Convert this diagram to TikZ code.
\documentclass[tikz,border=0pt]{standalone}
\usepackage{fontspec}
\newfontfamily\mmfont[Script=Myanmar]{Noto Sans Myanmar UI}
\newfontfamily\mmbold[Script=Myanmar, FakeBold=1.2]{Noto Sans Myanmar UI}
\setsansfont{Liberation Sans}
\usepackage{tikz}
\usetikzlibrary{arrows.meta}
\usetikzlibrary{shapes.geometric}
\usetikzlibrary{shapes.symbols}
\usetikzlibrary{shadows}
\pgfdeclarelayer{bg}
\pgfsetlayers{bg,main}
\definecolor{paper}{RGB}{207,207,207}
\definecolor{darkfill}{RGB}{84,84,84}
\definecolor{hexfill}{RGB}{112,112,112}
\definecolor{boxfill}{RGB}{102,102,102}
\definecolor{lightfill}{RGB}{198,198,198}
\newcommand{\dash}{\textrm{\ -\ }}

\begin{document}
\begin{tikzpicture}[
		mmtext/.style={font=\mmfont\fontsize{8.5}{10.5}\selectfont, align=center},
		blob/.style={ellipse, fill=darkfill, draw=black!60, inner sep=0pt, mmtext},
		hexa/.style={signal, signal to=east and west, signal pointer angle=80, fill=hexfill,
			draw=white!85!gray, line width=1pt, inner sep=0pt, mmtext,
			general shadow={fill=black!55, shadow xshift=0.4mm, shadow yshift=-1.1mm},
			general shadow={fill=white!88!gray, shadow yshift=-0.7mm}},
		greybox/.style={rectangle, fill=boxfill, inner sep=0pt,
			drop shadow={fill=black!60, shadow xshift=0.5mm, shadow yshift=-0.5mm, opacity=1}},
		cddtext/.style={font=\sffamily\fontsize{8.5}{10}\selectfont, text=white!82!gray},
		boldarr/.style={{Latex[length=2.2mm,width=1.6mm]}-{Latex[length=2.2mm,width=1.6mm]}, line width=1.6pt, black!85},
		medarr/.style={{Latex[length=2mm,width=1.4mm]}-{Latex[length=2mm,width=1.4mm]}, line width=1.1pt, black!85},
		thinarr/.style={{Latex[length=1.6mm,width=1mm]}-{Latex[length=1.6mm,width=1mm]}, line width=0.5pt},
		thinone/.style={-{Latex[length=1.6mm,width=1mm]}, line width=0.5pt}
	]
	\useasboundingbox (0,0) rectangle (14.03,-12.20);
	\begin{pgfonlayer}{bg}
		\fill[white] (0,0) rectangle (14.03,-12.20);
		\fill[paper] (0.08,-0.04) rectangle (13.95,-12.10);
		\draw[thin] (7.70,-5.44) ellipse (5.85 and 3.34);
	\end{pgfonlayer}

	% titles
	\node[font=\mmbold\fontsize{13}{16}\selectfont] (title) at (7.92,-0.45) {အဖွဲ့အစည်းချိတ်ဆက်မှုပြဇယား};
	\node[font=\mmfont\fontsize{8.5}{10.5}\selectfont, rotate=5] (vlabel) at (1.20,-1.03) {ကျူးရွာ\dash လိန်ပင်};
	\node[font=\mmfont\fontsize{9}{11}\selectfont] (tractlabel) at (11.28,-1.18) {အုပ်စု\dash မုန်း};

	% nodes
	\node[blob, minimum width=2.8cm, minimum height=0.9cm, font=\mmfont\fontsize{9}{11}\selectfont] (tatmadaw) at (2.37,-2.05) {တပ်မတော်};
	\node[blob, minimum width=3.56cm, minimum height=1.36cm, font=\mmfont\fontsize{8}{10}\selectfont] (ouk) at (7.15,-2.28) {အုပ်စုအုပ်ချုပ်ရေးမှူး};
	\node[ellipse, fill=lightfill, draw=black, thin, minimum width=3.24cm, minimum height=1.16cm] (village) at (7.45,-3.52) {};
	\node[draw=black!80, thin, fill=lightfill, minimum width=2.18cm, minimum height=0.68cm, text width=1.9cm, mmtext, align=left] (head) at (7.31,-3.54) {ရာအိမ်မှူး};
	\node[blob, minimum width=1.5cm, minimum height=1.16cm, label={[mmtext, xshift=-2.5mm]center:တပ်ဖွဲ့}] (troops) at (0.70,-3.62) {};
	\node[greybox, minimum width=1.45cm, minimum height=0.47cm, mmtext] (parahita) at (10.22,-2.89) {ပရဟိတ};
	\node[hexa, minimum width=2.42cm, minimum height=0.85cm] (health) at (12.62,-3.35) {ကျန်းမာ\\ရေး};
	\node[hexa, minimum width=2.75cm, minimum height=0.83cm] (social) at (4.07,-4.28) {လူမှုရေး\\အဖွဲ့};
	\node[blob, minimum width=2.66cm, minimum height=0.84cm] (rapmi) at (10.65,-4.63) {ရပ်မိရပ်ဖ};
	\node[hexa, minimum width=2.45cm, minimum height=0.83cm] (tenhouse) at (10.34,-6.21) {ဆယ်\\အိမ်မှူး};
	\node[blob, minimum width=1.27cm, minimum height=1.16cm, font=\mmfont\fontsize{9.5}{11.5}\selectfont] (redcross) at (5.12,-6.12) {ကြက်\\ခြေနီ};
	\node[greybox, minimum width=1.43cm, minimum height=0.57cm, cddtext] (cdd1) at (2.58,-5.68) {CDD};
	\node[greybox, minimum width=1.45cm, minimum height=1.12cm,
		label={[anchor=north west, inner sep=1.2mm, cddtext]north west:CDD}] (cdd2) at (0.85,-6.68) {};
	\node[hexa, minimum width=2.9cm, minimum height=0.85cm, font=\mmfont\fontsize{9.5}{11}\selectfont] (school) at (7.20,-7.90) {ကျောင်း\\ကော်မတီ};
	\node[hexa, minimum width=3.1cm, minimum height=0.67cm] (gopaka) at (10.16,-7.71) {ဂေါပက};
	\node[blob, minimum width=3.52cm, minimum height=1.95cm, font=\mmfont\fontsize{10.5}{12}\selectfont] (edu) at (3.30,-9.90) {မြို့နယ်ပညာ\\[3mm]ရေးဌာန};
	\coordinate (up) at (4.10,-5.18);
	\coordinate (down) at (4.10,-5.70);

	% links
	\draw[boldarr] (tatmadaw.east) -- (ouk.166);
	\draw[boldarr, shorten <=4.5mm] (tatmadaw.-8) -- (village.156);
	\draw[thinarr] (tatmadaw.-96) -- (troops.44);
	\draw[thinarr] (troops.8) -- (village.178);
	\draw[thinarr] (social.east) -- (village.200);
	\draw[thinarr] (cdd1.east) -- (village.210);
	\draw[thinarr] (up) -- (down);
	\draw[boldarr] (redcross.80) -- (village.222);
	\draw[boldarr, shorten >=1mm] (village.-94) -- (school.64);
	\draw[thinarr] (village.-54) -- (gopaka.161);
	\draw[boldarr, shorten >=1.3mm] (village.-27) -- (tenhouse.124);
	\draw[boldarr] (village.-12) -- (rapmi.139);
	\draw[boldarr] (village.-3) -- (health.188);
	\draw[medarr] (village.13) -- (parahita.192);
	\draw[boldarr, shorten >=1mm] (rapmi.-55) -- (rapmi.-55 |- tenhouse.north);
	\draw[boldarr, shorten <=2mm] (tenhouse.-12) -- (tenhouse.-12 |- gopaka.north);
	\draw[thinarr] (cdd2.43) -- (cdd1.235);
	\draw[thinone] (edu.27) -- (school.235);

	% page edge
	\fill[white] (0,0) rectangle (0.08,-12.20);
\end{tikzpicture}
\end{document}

[REQUIREMENT] Each line of the material must be restated exactly.

[SOLUTION FOR THIS TASK]
Convert this diagram to TikZ code.
\documentclass[tikz,border=0pt]{standalone}
\usepackage{fontspec}
\newfontfamily\mmfont[Script=Myanmar]{Noto Sans Myanmar UI}
\newfontfamily\mmbold[Script=Myanmar, FakeBold=1.2]{Noto Sans Myanmar UI}
\setsansfont{Liberation Sans}
\usepackage{tikz}
\usetikzlibrary{arrows.meta}
\usetikzlibrary{shapes.geometric}
\usetikzlibrary{shapes.symbols}
\usetikzlibrary{shadows}
\pgfdeclarelayer{bg}
\pgfsetlayers{bg,main}
\definecolor{paper}{RGB}{207,207,207}
\definecolor{darkfill}{RGB}{84,84,84}
\definecolor{hexfill}{RGB}{112,112,112}
\definecolor{boxfill}{RGB}{102,102,102}
\definecolor{lightfill}{RGB}{198,198,198}
\newcommand{\dash}{\textrm{\ -\ }}

\begin{document}
\begin{tikzpicture}[
		mmtext/.style={font=\mmfont\fontsize{8.5}{10.5}\selectfont, align=center},
		blob/.style={ellipse, fill=darkfill, draw=black!60, inner sep=0pt, mmtext},
		hexa/.style={signal, signal to=east and west, signal pointer angle=80, fill=hexfill,
			draw=white!85!gray, line width=1pt, inner sep=0pt, mmtext,
			general shadow={fill=black!55, shadow xshift=0.4mm, shadow yshift=-1.1mm},
			general shadow={fill=white!88!gray, shadow yshift=-0.7mm}},
		greybox/.style={rectangle, fill=boxfill, inner sep=0pt,
			drop shadow={fill=black!60, shadow xshift=0.5mm, shadow yshift=-0.5mm, opacity=1}},
		cddtext/.style={font=\sffamily\fontsize{8.5}{10}\selectfont, text=white!82!gray},
		boldarr/.style={{Latex[length=2.2mm,width=1.6mm]}-{Latex[length=2.2mm,width=1.6mm]}, line width=1.6pt, black!85},
		medarr/.style={{Latex[length=2mm,width=1.4mm]}-{Latex[length=2mm,width=1.4mm]}, line width=1.1pt, black!85},
		thinarr/.style={{Latex[length=1.6mm,width=1mm]}-{Latex[length=1.6mm,width=1mm]}, line width=0.5pt},
		thinone/.style={-{Latex[length=1.6mm,width=1mm]}, line width=0.5pt}
	]
	\useasboundingbox (0,0) rectangle (14.03,-12.20);
	\begin{pgfonlayer}{bg}
		\fill[white] (0,0) rectangle (14.03,-12.20);
		\fill[paper] (0.08,-0.04) rectangle (13.95,-12.10);
		\draw[thin] (7.70,-5.44) ellipse (5.85 and 3.34);
	\end{pgfonlayer}

	% titles
	\node[font=\mmbold\fontsize{13}{16}\selectfont] (title) at (7.92,-0.45) {အဖွဲ့အစည်းချိတ်ဆက်မှုပြဇယား};
	\node[font=\mmfont\fontsize{8.5}{10.5}\selectfont, rotate=5] (vlabel) at (1.20,-1.03) {ကျူးရွာ\dash လိန်ပင်};
	\node[font=\mmfont\fontsize{9}{11}\selectfont] (tractlabel) at (11.28,-1.18) {အုပ်စု\dash မုန်း};

	% nodes
	\node[blob, minimum width=2.8cm, minimum height=0.9cm, font=\mmfont\fontsize{9}{11}\selectfont] (tatmadaw) at (2.37,-2.05) {တပ်မတော်};
	\node[blob, minimum width=3.56cm, minimum height=1.36cm, font=\mmfont\fontsize{8}{10}\selectfont] (ouk) at (7.15,-2.28) {အုပ်စုအုပ်ချုပ်ရေးမှူး};
	\node[ellipse, fill=lightfill, draw=black, thin, minimum width=3.24cm, minimum height=1.16cm] (village) at (7.45,-3.52) {};
	\node[draw=black!80, thin, fill=lightfill, minimum width=2.18cm, minimum height=0.68cm, text width=1.9cm, mmtext, align=left] (head) at (7.31,-3.54) {ရာအိမ်မှူး};
	\node[blob, minimum width=1.5cm, minimum height=1.16cm, label={[mmtext, xshift=-2.5mm]center:တပ်ဖွဲ့}] (troops) at (0.70,-3.62) {};
	\node[greybox, minimum width=1.45cm, minimum height=0.47cm, mmtext] (parahita) at (10.22,-2.89) {ပရဟိတ};
	\node[hexa, minimum width=2.42cm, minimum height=0.85cm] (health) at (12.62,-3.35) {ကျန်းမာ\\ရေး};
	\node[hexa, minimum width=2.75cm, minimum height=0.83cm] (social) at (4.07,-4.28) {လူမှုရေး\\အဖွဲ့};
	\node[blob, minimum width=2.66cm, minimum height=0.84cm] (rapmi) at (10.65,-4.63) {ရပ်မိရပ်ဖ};
	\node[hexa, minimum width=2.45cm, minimum height=0.83cm] (tenhouse) at (10.34,-6.21) {ဆယ်\\အိမ်မှူး};
	\node[blob, minimum width=1.27cm, minimum height=1.16cm, font=\mmfont\fontsize{9.5}{11.5}\selectfont] (redcross) at (5.12,-6.12) {ကြက်\\ခြေနီ};
	\node[greybox, minimum width=1.43cm, minimum height=0.57cm, cddtext] (cdd1) at (2.58,-5.68) {CDD};
	\node[greybox, minimum width=1.45cm, minimum height=1.12cm,
		label={[anchor=north west, inner sep=1.2mm, cddtext]north west:CDD}] (cdd2) at (0.85,-6.68) {};
	\node[hexa, minimum width=2.9cm, minimum height=0.85cm, font=\mmfont\fontsize{9.5}{11}\selectfont] (school) at (7.20,-7.90) {ကျောင်း\\ကော်မတီ};
	\node[hexa, minimum width=3.1cm, minimum height=0.67cm] (gopaka) at (10.16,-7.71) {ဂေါပက};
	\node[blob, minimum width=3.52cm, minimum height=1.95cm, font=\mmfont\fontsize{10.5}{12}\selectfont] (edu) at (3.30,-9.90) {မြို့နယ်ပညာ\\[3mm]ရေးဌာန};
	\coordinate (up) at (4.10,-5.18);
	\coordinate (down) at (4.10,-5.70);

	% links
	\draw[boldarr] (tatmadaw.east) -- (ouk.166);
	\draw[boldarr, shorten <=4.5mm] (tatmadaw.-8) -- (village.156);
	\draw[thinarr] (tatmadaw.-96) -- (troops.44);
	\draw[thinarr] (troops.8) -- (village.178);
	\draw[thinarr] (social.east) -- (village.200);
	\draw[thinarr] (cdd1.east) -- (village.210);
	\draw[thinarr] (up) -- (down);
	\draw[boldarr] (redcross.80) -- (village.222);
	\draw[boldarr, shorten >=1mm] (village.-94) -- (school.64);
	\draw[thinarr] (village.-54) -- (gopaka.161);
	\draw[boldarr, shorten >=1.3mm] (village.-27) -- (tenhouse.124);
	\draw[boldarr] (village.-12) -- (rapmi.139);
	\draw[boldarr] (village.-3) -- (health.188);
	\draw[medarr] (village.13) -- (parahita.192);
	\draw[boldarr, shorten >=1mm] (rapmi.-55) -- (rapmi.-55 |- tenhouse.north);
	\draw[boldarr, shorten <=2mm] (tenhouse.-12) -- (tenhouse.-12 |- gopaka.north);
	\draw[thinarr] (cdd2.43) -- (cdd1.235);
	\draw[thinone] (edu.27) -- (school.235);

	% page edge
	\fill[white] (0,0) rectangle (0.08,-12.20);
\end{tikzpicture}
\end{document}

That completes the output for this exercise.